**Written problem:** The first line to copy is the one with "Write a component"; the last is the one with "const keyframeAxisMax = [227, 236, 236, 238, 222, 228];". Copy each line in that range exactly, leaving out all others.

**Extracted information:**
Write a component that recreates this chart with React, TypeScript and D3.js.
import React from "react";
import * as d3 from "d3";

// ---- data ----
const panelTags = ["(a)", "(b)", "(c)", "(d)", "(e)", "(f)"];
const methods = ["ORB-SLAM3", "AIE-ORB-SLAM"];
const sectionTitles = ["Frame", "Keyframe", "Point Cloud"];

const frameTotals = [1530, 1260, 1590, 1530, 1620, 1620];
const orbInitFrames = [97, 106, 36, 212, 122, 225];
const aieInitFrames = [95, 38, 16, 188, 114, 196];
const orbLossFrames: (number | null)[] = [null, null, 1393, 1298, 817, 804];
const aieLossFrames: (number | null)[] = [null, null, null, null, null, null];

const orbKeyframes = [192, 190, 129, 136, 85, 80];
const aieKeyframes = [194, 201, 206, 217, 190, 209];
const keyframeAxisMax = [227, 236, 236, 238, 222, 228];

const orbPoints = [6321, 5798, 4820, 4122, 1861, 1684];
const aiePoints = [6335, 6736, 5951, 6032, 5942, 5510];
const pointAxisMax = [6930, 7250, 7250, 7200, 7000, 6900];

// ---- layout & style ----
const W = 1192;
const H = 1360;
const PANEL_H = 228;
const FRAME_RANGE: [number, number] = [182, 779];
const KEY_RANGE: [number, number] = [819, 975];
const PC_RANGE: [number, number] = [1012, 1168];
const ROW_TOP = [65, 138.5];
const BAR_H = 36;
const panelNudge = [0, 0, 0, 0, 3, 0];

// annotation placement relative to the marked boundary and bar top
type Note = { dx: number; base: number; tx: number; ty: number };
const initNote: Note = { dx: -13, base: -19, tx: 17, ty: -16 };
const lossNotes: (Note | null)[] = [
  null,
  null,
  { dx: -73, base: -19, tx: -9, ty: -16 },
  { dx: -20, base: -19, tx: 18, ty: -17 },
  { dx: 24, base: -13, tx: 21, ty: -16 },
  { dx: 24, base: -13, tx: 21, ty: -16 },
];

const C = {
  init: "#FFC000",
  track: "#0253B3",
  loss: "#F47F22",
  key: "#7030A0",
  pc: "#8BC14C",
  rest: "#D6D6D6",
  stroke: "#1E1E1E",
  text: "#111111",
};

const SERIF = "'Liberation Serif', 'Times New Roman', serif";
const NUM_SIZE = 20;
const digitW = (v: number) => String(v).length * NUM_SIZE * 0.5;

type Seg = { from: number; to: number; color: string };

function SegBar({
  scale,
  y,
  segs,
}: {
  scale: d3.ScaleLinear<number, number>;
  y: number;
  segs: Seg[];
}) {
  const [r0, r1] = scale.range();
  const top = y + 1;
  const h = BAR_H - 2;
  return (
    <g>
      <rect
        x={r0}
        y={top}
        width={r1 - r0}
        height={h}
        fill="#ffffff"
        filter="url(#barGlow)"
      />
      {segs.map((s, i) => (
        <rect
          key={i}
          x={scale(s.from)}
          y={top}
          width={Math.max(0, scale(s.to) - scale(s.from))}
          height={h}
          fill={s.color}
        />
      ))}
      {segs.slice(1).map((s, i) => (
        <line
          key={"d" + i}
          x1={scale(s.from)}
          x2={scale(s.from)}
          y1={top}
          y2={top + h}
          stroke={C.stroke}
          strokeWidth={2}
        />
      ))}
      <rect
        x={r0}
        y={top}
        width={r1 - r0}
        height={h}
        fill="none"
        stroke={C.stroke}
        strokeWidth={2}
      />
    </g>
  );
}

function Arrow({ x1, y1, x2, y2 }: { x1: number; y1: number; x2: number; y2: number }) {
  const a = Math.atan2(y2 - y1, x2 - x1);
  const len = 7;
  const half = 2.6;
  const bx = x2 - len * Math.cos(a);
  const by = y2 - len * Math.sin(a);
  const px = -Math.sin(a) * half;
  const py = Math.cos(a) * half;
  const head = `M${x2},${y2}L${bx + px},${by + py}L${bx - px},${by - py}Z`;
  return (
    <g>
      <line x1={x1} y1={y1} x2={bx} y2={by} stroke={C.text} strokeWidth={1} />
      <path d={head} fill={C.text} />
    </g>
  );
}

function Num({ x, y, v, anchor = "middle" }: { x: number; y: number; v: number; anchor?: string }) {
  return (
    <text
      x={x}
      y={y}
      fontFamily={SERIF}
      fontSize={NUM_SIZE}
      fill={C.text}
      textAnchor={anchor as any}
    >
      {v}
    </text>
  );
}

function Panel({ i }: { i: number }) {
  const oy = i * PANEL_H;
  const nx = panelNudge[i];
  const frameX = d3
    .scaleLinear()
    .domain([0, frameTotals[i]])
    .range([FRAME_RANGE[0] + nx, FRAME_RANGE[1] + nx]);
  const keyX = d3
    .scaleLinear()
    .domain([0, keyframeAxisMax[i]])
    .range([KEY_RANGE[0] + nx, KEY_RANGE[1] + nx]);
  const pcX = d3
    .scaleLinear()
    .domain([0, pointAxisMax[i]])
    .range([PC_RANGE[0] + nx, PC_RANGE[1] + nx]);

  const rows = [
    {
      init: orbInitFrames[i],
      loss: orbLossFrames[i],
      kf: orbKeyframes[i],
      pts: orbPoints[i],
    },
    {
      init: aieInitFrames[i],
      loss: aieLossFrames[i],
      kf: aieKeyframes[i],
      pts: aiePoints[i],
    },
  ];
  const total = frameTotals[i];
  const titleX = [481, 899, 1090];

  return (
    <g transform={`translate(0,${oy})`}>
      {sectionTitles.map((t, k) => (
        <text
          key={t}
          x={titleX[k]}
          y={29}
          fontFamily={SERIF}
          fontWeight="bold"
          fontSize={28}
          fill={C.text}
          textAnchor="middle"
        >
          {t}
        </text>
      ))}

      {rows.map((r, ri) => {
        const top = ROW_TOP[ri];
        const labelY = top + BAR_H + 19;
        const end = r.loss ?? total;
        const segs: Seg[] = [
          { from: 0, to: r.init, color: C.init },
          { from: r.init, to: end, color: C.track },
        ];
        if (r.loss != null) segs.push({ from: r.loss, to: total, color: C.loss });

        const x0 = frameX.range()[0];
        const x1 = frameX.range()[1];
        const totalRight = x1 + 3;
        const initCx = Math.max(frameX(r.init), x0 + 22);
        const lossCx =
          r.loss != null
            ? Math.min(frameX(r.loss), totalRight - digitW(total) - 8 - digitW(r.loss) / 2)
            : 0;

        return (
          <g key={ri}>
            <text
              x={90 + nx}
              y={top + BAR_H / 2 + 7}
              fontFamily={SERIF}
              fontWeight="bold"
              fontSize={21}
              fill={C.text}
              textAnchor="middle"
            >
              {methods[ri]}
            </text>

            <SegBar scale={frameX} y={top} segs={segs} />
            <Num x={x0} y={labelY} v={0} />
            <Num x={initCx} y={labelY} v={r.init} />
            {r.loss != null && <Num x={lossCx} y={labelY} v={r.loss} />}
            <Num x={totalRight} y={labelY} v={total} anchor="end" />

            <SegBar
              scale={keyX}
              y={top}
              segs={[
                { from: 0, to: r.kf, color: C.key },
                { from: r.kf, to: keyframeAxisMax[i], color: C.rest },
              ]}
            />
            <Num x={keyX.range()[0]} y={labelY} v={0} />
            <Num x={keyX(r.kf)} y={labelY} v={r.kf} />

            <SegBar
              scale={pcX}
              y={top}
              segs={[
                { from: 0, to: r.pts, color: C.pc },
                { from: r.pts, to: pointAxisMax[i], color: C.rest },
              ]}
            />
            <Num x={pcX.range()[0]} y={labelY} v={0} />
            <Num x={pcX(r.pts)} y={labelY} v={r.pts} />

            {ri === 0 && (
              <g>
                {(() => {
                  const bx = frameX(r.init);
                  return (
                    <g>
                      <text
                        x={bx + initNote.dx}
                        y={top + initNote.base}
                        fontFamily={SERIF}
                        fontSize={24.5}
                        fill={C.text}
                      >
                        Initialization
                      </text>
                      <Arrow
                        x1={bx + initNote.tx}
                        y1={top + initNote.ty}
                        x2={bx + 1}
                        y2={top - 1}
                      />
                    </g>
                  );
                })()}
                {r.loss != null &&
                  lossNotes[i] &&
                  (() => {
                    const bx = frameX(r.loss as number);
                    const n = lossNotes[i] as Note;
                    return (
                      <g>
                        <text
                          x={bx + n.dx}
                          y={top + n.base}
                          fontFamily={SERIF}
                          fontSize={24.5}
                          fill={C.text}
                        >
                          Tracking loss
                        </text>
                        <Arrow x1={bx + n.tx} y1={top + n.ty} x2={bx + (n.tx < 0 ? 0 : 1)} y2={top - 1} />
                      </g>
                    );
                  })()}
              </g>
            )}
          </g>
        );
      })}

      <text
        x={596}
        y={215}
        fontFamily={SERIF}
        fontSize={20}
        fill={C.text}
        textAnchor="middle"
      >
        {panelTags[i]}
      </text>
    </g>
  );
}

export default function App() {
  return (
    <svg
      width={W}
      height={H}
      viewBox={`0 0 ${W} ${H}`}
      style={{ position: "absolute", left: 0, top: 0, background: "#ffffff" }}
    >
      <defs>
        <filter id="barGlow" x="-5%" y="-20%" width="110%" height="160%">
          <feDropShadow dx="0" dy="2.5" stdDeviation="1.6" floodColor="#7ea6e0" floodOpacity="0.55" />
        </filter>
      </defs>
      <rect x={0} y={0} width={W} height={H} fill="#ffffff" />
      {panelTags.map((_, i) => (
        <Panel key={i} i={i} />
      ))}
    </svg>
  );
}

* * *

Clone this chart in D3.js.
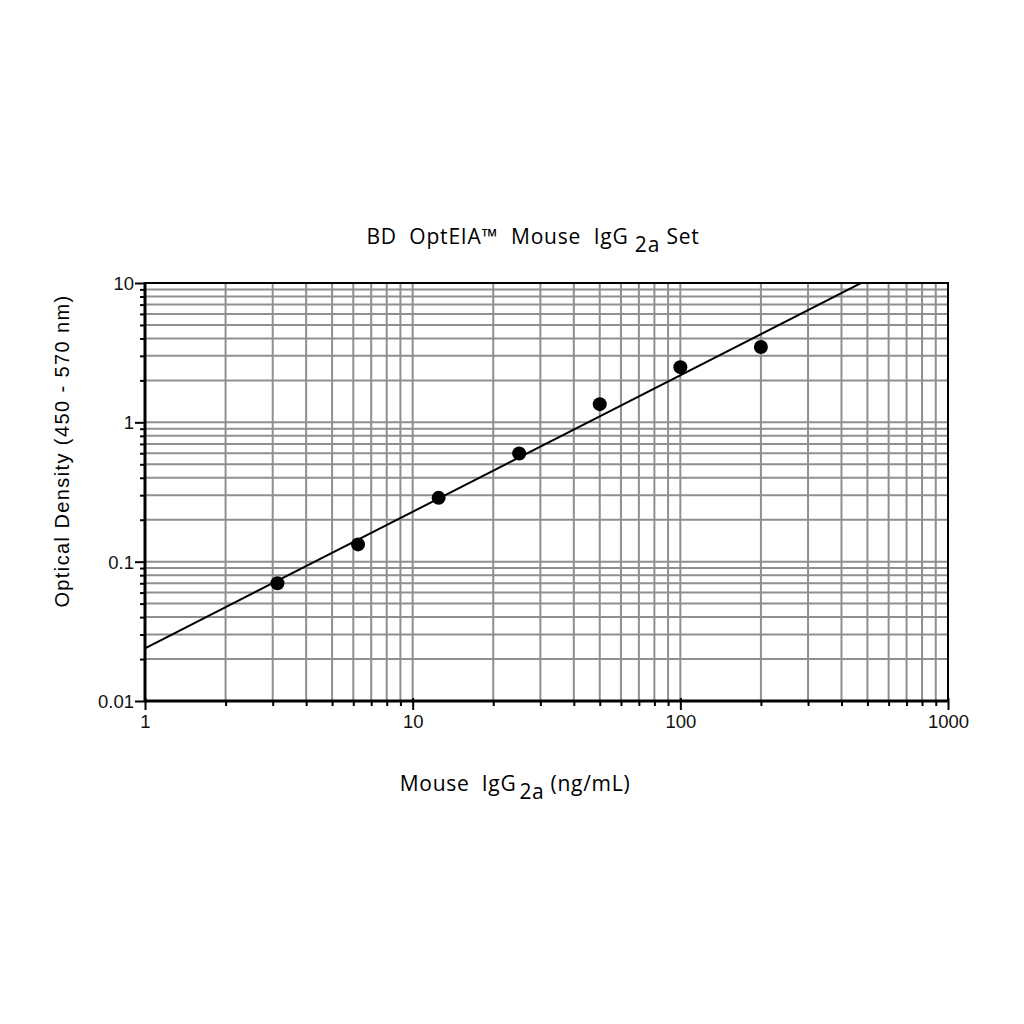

**Output of the exercise:**
Write a component that recreates this chart with React, TypeScript and D3.js.
import React from "react";
import * as d3 from "d3";

// ---- data ----
const panelTags = ["(a)", "(b)", "(c)", "(d)", "(e)", "(f)"];
const methods = ["ORB-SLAM3", "AIE-ORB-SLAM"];
const sectionTitles = ["Frame", "Keyframe", "Point Cloud"];

const frameTotals = [1530, 1260, 1590, 1530, 1620, 1620];
const orbInitFrames = [97, 106, 36, 212, 122, 225];
const aieInitFrames = [95, 38, 16, 188, 114, 196];
const orbLossFrames: (number | null)[] = [null, null, 1393, 1298, 817, 804];
const aieLossFrames: (number | null)[] = [null, null, null, null, null, null];

const orbKeyframes = [192, 190, 129, 136, 85, 80];
const aieKeyframes = [194, 201, 206, 217, 190, 209];
const keyframeAxisMax = [227, 236, 236, 238, 222, 228];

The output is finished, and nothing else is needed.